The Maxwell publishing empire collapsed Thursday beneath a heap of debt, driving the New York Daily News into bankruptcy court protection and hoisting a score of celebrated publishing and communications properties onto the auction block.

Four weeks after financier Robert Maxwell’s death at sea, his sons Ian and Kevin asked the British high court to appoint administrators to run the family’s two major private companies, which have debts of $2 billion.

Within hours of the announcement in London, directors of the New York Daily News, owned by the Maxwell family, filed for Chapter 11 bankruptcy protection in a move that analysts said could either protect the famed American tabloid from the troubles overseas or hasten its demise.

In Britain, a company’s placement into administration can be a step before receivership and often helps avoid outright bankruptcy. An administrator receives complete power to reorganize the business with the aim of saving all or part of it.


Arthur Andersen, the accounting firm named as the administrator in the Maxwell case announced that the family’s controlling shares in the empire’s two major public companies--Mirror Group Newspapers and Maxwell Communication Corp.--were for sale. The shares are held by the two private companies put into administration: Headington Investments and Robert Maxwell Group.

Financial experts here speculated that the decision to sell off the Maxwell assets means that the Mirror Group Newspapers--four in London and two in Scotland--will be put up for sale to raise money to pay off the Maxwell family’s crushing debts.

It also was expected that the Daily News in New York and a weekly, the European, will be offered for sale. But it is questionable whether the two money-losing papers will find ready buyers.

Administrator John Talbot, of Arthur Andersen, said the Daily News and the European will keep publishing “at the moment.”


Daily News executives were insisting that Maxwell’s sons would hang onto the paper and turn a profit next year.

Indeed, Kevin Maxwell, who took charge of the Daily News after his father’s death, said Thursday that the paper is “absolutely not” for sale.

He flew to New York from London Thursday and met with Daily News executives.

“We are here actually to work out a viable long-term plan for the creditors, the employees and the shareholders,” said Maxwell, 32.


But the European was served with a legal writ at its London offices that likely will freeze its assets. Sources at the paper said it will be closed unless a buyer is found.

Accountants speculated late Thursday that the worth of Maxwell’s complicated network of companies--most of them in publishing--would be considerably less than the debts he incurred during a series of worldwide purchases in the late 1980s.

The collapse of the empire came a day after the shocking news that Maxwell had been using assets--possibly as much as $800 million--from his British newspapers’ pension funds to pay off debts.

Journalists at the two Scottish papers on Thursday accused their directors of a massive failure of stewardship, demanding to know how their pension fund could be looted.

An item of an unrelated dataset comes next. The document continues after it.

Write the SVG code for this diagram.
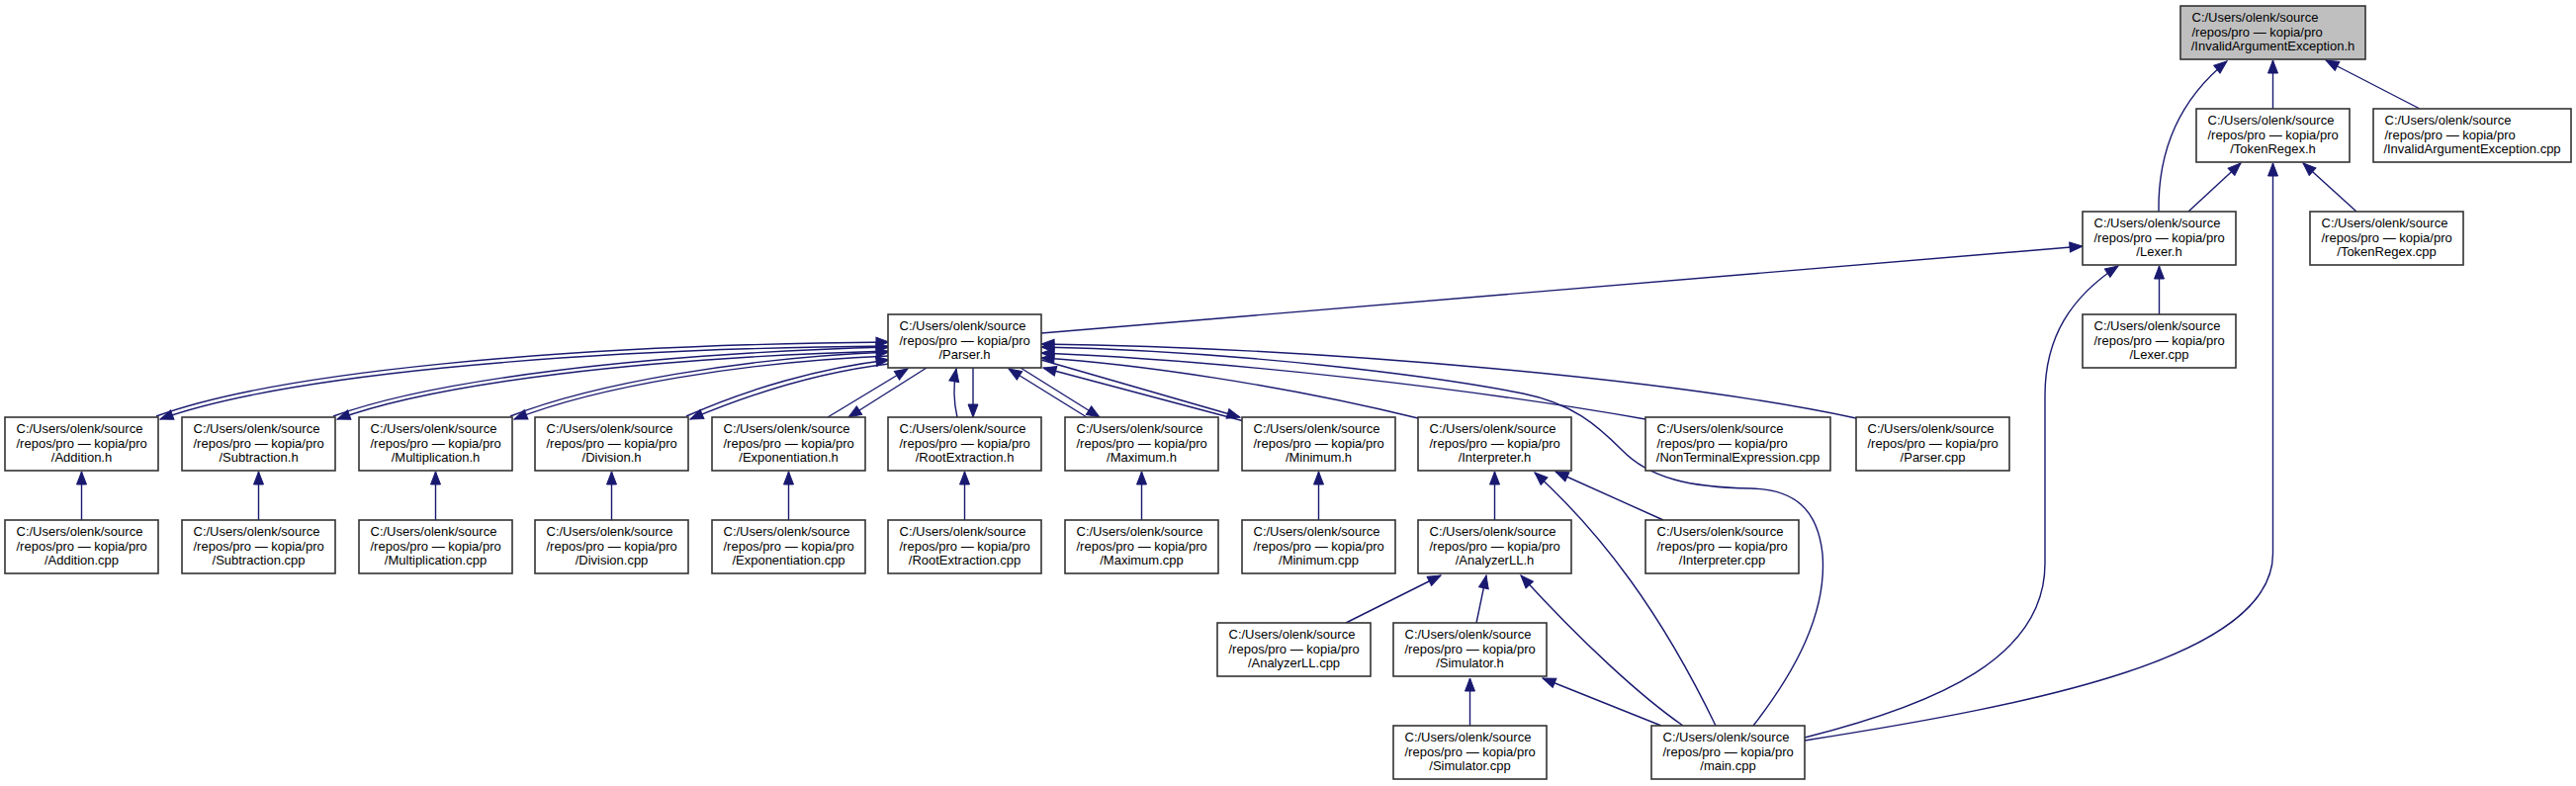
<svg xmlns="http://www.w3.org/2000/svg" width="2605" height="795" viewBox="0 0 2605 795">
<style>
.n rect{fill:#ffffff;stroke:#333333;stroke-width:1.6}
.n.root rect{fill:#bfbfbf}
.n text{font-family:"Liberation Sans",Arial,Helvetica,sans-serif;font-size:13px;fill:#000000}
.n tspan.c{text-anchor:middle}
#edges path{fill:none;stroke:#191970;stroke-width:1.4;marker-end:url(#arr)}
</style>
<defs>
<marker id="arr" markerUnits="userSpaceOnUse" markerWidth="13" markerHeight="10" refX="13" refY="5" orient="auto" overflow="visible">
<path d="M0,0 L13,5 L0,10 z" fill="#191970" stroke="#191970" stroke-width="1"/>
</marker>
</defs>
<rect width="2605" height="795" fill="#ffffff"/>
<g id="edges">
<path d="M2298.5,110 L2298.5,61"/>
<path d="M2447,110 L2352,61"/>
<path d="M2183,214 C2182,150 2205,100 2252,62"/>
<path d="M2213,214 L2266,165"/>
<path d="M2383,214 L2329,165"/>
<path d="M1825,749 C2060,712 2298.5,665 2298.5,560 L2298.5,165"/>
<path d="M2183.5,318 L2183.5,269"/>
<path d="M1825,746 C1960,712 2068,665 2068,570 L2068,400 C2068,340 2095,300 2142,269"/>
<path d="M1053,337 L2106,249"/>
<path d="M158,421 C278,377 560,349 899,346"/>
<path d="M899,350 C562,353 282,381 162,424"/>
<path d="M337,421 C438,384 650,358 899,351"/>
<path d="M899,355 C652,362 442,387 341,424"/>
<path d="M516,421 C600,388 750,362 899,356"/>
<path d="M899,360 C752,366 604,391 520,424"/>
<path d="M694,421 C757,393 830,372 899,364"/>
<path d="M899,368 C832,376 762,397 698,424"/>
<path d="M837,422 L918,373"/>
<path d="M937,372 L858,422"/>
<path d="M968,422 C964,405 964,390 967,373"/>
<path d="M984,372 L984,422"/>
<path d="M1099,422 L1020,373"/>
<path d="M1032,372 L1112,422"/>
<path d="M1258,426 L1055,372"/>
<path d="M1053,364 L1254,422"/>
<path d="M1434,423 C1300,390 1150,368 1053,362"/>
<path d="M1664,424 C1500,395 1250,365 1053,357"/>
<path d="M1877,423 C1700,385 1350,352 1053,348"/>
<path d="M1773,734 C1815,680 1848,620 1843,560 C1838,515 1815,495 1770,494 C1710,493 1668,484 1640,455 C1615,430 1590,408 1540,398 C1450,380 1250,355 1053,351"/>
<path d="M82.5,526 L82.5,477"/>
<path d="M261.5,526 L261.5,477"/>
<path d="M440.5,526 L440.5,477"/>
<path d="M618.5,526 L618.5,477"/>
<path d="M797.5,526 L797.5,477"/>
<path d="M975.5,526 L975.5,477"/>
<path d="M1154.5,526 L1154.5,477"/>
<path d="M1333.5,526 L1333.5,477"/>
<path d="M1511.5,526 L1511.5,477"/>
<path d="M1682,526 L1573,477"/>
<path d="M1735,734 C1680,620 1620,540 1552,478"/>
<path d="M1702,734 C1660,705 1600,650 1538,582"/>
<path d="M1680,734 L1560,686"/>
<path d="M1361,630 L1457,582"/>
<path d="M1493,630 L1503,582"/>
<path d="M1486.5,734 L1486.5,686"/>
</g>
<g id="n_InvalidArgumentException_h" class="n root"><rect x="2205" y="6" width="187" height="54"/><text><tspan x="2216.5" y="22">C:/Users/olenk/source</tspan><tspan x="2216.5" y="36.5">/repos/pro — kopia/pro</tspan><tspan class="c" x="2298.5" y="51">/InvalidArgumentException.h</tspan></text></g>
<g id="n_TokenRegex_h" class="n"><rect x="2221" y="110" width="155" height="54"/><text><tspan x="2232.5" y="126">C:/Users/olenk/source</tspan><tspan x="2232.5" y="140.5">/repos/pro — kopia/pro</tspan><tspan class="c" x="2298.5" y="155">/TokenRegex.h</tspan></text></g>
<g id="n_InvalidArgumentException_cpp" class="n"><rect x="2400" y="110" width="200" height="54"/><text><tspan x="2411.5" y="126">C:/Users/olenk/source</tspan><tspan x="2411.5" y="140.5">/repos/pro — kopia/pro</tspan><tspan class="c" x="2500" y="155">/InvalidArgumentException.cpp</tspan></text></g>
<g id="n_Lexer_h" class="n"><rect x="2106" y="214" width="155" height="54"/><text><tspan x="2117.5" y="230">C:/Users/olenk/source</tspan><tspan x="2117.5" y="244.5">/repos/pro — kopia/pro</tspan><tspan class="c" x="2183.5" y="259">/Lexer.h</tspan></text></g>
<g id="n_TokenRegex_cpp" class="n"><rect x="2336" y="214" width="155" height="54"/><text><tspan x="2347.5" y="230">C:/Users/olenk/source</tspan><tspan x="2347.5" y="244.5">/repos/pro — kopia/pro</tspan><tspan class="c" x="2413.5" y="259">/TokenRegex.cpp</tspan></text></g>
<g id="n_Parser_h" class="n"><rect x="898" y="318" width="155" height="54"/><text><tspan x="909.5" y="334">C:/Users/olenk/source</tspan><tspan x="909.5" y="348.5">/repos/pro — kopia/pro</tspan><tspan class="c" x="975.5" y="363">/Parser.h</tspan></text></g>
<g id="n_Lexer_cpp" class="n"><rect x="2106" y="318" width="155" height="54"/><text><tspan x="2117.5" y="334">C:/Users/olenk/source</tspan><tspan x="2117.5" y="348.5">/repos/pro — kopia/pro</tspan><tspan class="c" x="2183.5" y="363">/Lexer.cpp</tspan></text></g>
<g id="n_Addition_h" class="n"><rect x="5" y="422" width="155" height="54"/><text><tspan x="16.5" y="438">C:/Users/olenk/source</tspan><tspan x="16.5" y="452.5">/repos/pro — kopia/pro</tspan><tspan class="c" x="82.5" y="467">/Addition.h</tspan></text></g>
<g id="n_Subtraction_h" class="n"><rect x="184" y="422" width="155" height="54"/><text><tspan x="195.5" y="438">C:/Users/olenk/source</tspan><tspan x="195.5" y="452.5">/repos/pro — kopia/pro</tspan><tspan class="c" x="261.5" y="467">/Subtraction.h</tspan></text></g>
<g id="n_Multiplication_h" class="n"><rect x="363" y="422" width="155" height="54"/><text><tspan x="374.5" y="438">C:/Users/olenk/source</tspan><tspan x="374.5" y="452.5">/repos/pro — kopia/pro</tspan><tspan class="c" x="440.5" y="467">/Multiplication.h</tspan></text></g>
<g id="n_Division_h" class="n"><rect x="541" y="422" width="155" height="54"/><text><tspan x="552.5" y="438">C:/Users/olenk/source</tspan><tspan x="552.5" y="452.5">/repos/pro — kopia/pro</tspan><tspan class="c" x="618.5" y="467">/Division.h</tspan></text></g>
<g id="n_Exponentiation_h" class="n"><rect x="720" y="422" width="155" height="54"/><text><tspan x="731.5" y="438">C:/Users/olenk/source</tspan><tspan x="731.5" y="452.5">/repos/pro — kopia/pro</tspan><tspan class="c" x="797.5" y="467">/Exponentiation.h</tspan></text></g>
<g id="n_RootExtraction_h" class="n"><rect x="898" y="422" width="155" height="54"/><text><tspan x="909.5" y="438">C:/Users/olenk/source</tspan><tspan x="909.5" y="452.5">/repos/pro — kopia/pro</tspan><tspan class="c" x="975.5" y="467">/RootExtraction.h</tspan></text></g>
<g id="n_Maximum_h" class="n"><rect x="1077" y="422" width="155" height="54"/><text><tspan x="1088.5" y="438">C:/Users/olenk/source</tspan><tspan x="1088.5" y="452.5">/repos/pro — kopia/pro</tspan><tspan class="c" x="1154.5" y="467">/Maximum.h</tspan></text></g>
<g id="n_Minimum_h" class="n"><rect x="1256" y="422" width="155" height="54"/><text><tspan x="1267.5" y="438">C:/Users/olenk/source</tspan><tspan x="1267.5" y="452.5">/repos/pro — kopia/pro</tspan><tspan class="c" x="1333.5" y="467">/Minimum.h</tspan></text></g>
<g id="n_Interpreter_h" class="n"><rect x="1434" y="422" width="155" height="54"/><text><tspan x="1445.5" y="438">C:/Users/olenk/source</tspan><tspan x="1445.5" y="452.5">/repos/pro — kopia/pro</tspan><tspan class="c" x="1511.5" y="467">/Interpreter.h</tspan></text></g>
<g id="n_NonTerminalExpression_cpp" class="n"><rect x="1664" y="422" width="187" height="54"/><text><tspan x="1675.5" y="438">C:/Users/olenk/source</tspan><tspan x="1675.5" y="452.5">/repos/pro — kopia/pro</tspan><tspan class="c" x="1757.5" y="467">/NonTerminalExpression.cpp</tspan></text></g>
<g id="n_Parser_cpp" class="n"><rect x="1877" y="422" width="155" height="54"/><text><tspan x="1888.5" y="438">C:/Users/olenk/source</tspan><tspan x="1888.5" y="452.5">/repos/pro — kopia/pro</tspan><tspan class="c" x="1954.5" y="467">/Parser.cpp</tspan></text></g>
<g id="n_Addition_cpp" class="n"><rect x="5" y="526" width="155" height="54"/><text><tspan x="16.5" y="542">C:/Users/olenk/source</tspan><tspan x="16.5" y="556.5">/repos/pro — kopia/pro</tspan><tspan class="c" x="82.5" y="571">/Addition.cpp</tspan></text></g>
<g id="n_Subtraction_cpp" class="n"><rect x="184" y="526" width="155" height="54"/><text><tspan x="195.5" y="542">C:/Users/olenk/source</tspan><tspan x="195.5" y="556.5">/repos/pro — kopia/pro</tspan><tspan class="c" x="261.5" y="571">/Subtraction.cpp</tspan></text></g>
<g id="n_Multiplication_cpp" class="n"><rect x="363" y="526" width="155" height="54"/><text><tspan x="374.5" y="542">C:/Users/olenk/source</tspan><tspan x="374.5" y="556.5">/repos/pro — kopia/pro</tspan><tspan class="c" x="440.5" y="571">/Multiplication.cpp</tspan></text></g>
<g id="n_Division_cpp" class="n"><rect x="541" y="526" width="155" height="54"/><text><tspan x="552.5" y="542">C:/Users/olenk/source</tspan><tspan x="552.5" y="556.5">/repos/pro — kopia/pro</tspan><tspan class="c" x="618.5" y="571">/Division.cpp</tspan></text></g>
<g id="n_Exponentiation_cpp" class="n"><rect x="720" y="526" width="155" height="54"/><text><tspan x="731.5" y="542">C:/Users/olenk/source</tspan><tspan x="731.5" y="556.5">/repos/pro — kopia/pro</tspan><tspan class="c" x="797.5" y="571">/Exponentiation.cpp</tspan></text></g>
<g id="n_RootExtraction_cpp" class="n"><rect x="898" y="526" width="155" height="54"/><text><tspan x="909.5" y="542">C:/Users/olenk/source</tspan><tspan x="909.5" y="556.5">/repos/pro — kopia/pro</tspan><tspan class="c" x="975.5" y="571">/RootExtraction.cpp</tspan></text></g>
<g id="n_Maximum_cpp" class="n"><rect x="1077" y="526" width="155" height="54"/><text><tspan x="1088.5" y="542">C:/Users/olenk/source</tspan><tspan x="1088.5" y="556.5">/repos/pro — kopia/pro</tspan><tspan class="c" x="1154.5" y="571">/Maximum.cpp</tspan></text></g>
<g id="n_Minimum_cpp" class="n"><rect x="1256" y="526" width="155" height="54"/><text><tspan x="1267.5" y="542">C:/Users/olenk/source</tspan><tspan x="1267.5" y="556.5">/repos/pro — kopia/pro</tspan><tspan class="c" x="1333.5" y="571">/Minimum.cpp</tspan></text></g>
<g id="n_AnalyzerLL_h" class="n"><rect x="1434" y="526" width="155" height="54"/><text><tspan x="1445.5" y="542">C:/Users/olenk/source</tspan><tspan x="1445.5" y="556.5">/repos/pro — kopia/pro</tspan><tspan class="c" x="1511.5" y="571">/AnalyzerLL.h</tspan></text></g>
<g id="n_Interpreter_cpp" class="n"><rect x="1664" y="526" width="155" height="54"/><text><tspan x="1675.5" y="542">C:/Users/olenk/source</tspan><tspan x="1675.5" y="556.5">/repos/pro — kopia/pro</tspan><tspan class="c" x="1741.5" y="571">/Interpreter.cpp</tspan></text></g>
<g id="n_AnalyzerLL_cpp" class="n"><rect x="1231" y="630" width="155" height="54"/><text><tspan x="1242.5" y="646">C:/Users/olenk/source</tspan><tspan x="1242.5" y="660.5">/repos/pro — kopia/pro</tspan><tspan class="c" x="1308.5" y="675">/AnalyzerLL.cpp</tspan></text></g>
<g id="n_Simulator_h" class="n"><rect x="1409" y="630" width="155" height="54"/><text><tspan x="1420.5" y="646">C:/Users/olenk/source</tspan><tspan x="1420.5" y="660.5">/repos/pro — kopia/pro</tspan><tspan class="c" x="1486.5" y="675">/Simulator.h</tspan></text></g>
<g id="n_Simulator_cpp" class="n"><rect x="1409" y="734" width="155" height="54"/><text><tspan x="1420.5" y="750">C:/Users/olenk/source</tspan><tspan x="1420.5" y="764.5">/repos/pro — kopia/pro</tspan><tspan class="c" x="1486.5" y="779">/Simulator.cpp</tspan></text></g>
<g id="n_main_cpp" class="n"><rect x="1670" y="734" width="155" height="54"/><text><tspan x="1681.5" y="750">C:/Users/olenk/source</tspan><tspan x="1681.5" y="764.5">/repos/pro — kopia/pro</tspan><tspan class="c" x="1747.5" y="779">/main.cpp</tspan></text></g>
</svg>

In a letter to Mirror Group directors, the 180 journalists working on the papers claimed that the fund supervisors could be held criminally liable for the missing money.


Maxwell’s interests were wide, and his public and private holdings were intricately linked through secret companies--with the publisher, who died at 68, moving assets around the empire in ways that were apparent only to himself.

Besides the Daily News, his U.S. interests include Macmillan Publishing, the Official Airline Guide and Berlitz International.

At the Daily News on Thursday, some workers were talking about the possibility of an employee buyout of the paper--once America’s largest--that Maxwell had saved from extinction only last March. But financial analysts said the tabloid has a more pressing need than ever to persuade advertisers of its viability if it hopes to be salvaged again.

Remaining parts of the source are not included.